CSCI 1300, Section 100
Hints on Assignment 5


1. Click here to download an executable that shows you the way your program should work. Check out this cool modification of the cube program.

2. Before you begin this assignments,   read the program design advice we have prepared for you.

3. For keyboard input, check out the kbhit() and getch() functions that come with the graphics library.

4. Keep straight in your mind that there are three differentt coordinate systems you need to use for the assignment:  (a) the three-dimensional coordinates of vertices  of the actual cube that you are modeling, (b) the two-dimensional projection of these points in the Cartesian coordinate system (where the origin is the center of the cube), and (c) the two-dimensional pixel coordinate system.  Internally, your program must maintain the three dimensional coordinates of the vertices in order to do rotations in 3D.  You cannot model a 3 dimensional object without keeping track of its 3 dimensional coordinates.  After you've modeled the position of the cube in 3D, you can then project the 3D coordinates to 3D and then map the 2D coordinates to pixel coordinates.  Always be clear on what coordinate system you are using at what point in your program.  2D coordinates, both Cartesian and pixel, are needed only for displaying the object.  All internal manipulations should take place in 3D.

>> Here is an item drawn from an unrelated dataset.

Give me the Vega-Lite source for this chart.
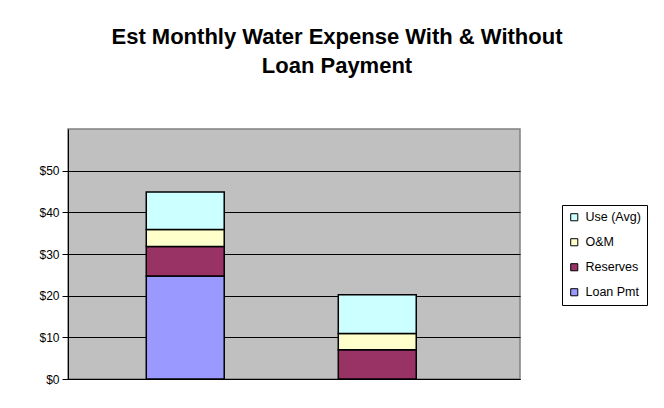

5. There are two ways to rotate your cube.  One is to keep track of the current vertices in 3D and update them by rotating 5 degrees around the specified axis when the user hits a control key.  Another is to keep track of the X, Y, and Z angles by adding or subtracting 5 degrees to the angle every time the user hits one of the control keys, and each time you redisplay the cube, transforming the original cube by the total amount of rotation.  Because small errors in precision accumulate, it is better to use the latter technique.  If you keep rotating a point by 5 degrees, it will not end up at exactly the same position when you rotate it through 360 degrees due to round off error.  The angle updating approach avoids this problem.

6. If you feel confused because you didn't understand the blather about matrix multiplication, ignore all of it and look at the equations near the bottom of p. 2, following the text "Or, shown all at once, we have...".  The three formulas on the right side of the expression give the new (v0,v1,v2) values based on the matrix elements mi,j and the current (v0,v1,v2) values.  The mi,j values for different rotation and scaling transforms can be found on the bottom of p. 2 and the top of p. 3.  Note that you must use the old (v0,v1,v2) values to compute the new values.  Don't update v0 and use the new value of v0 to update v1 and v2!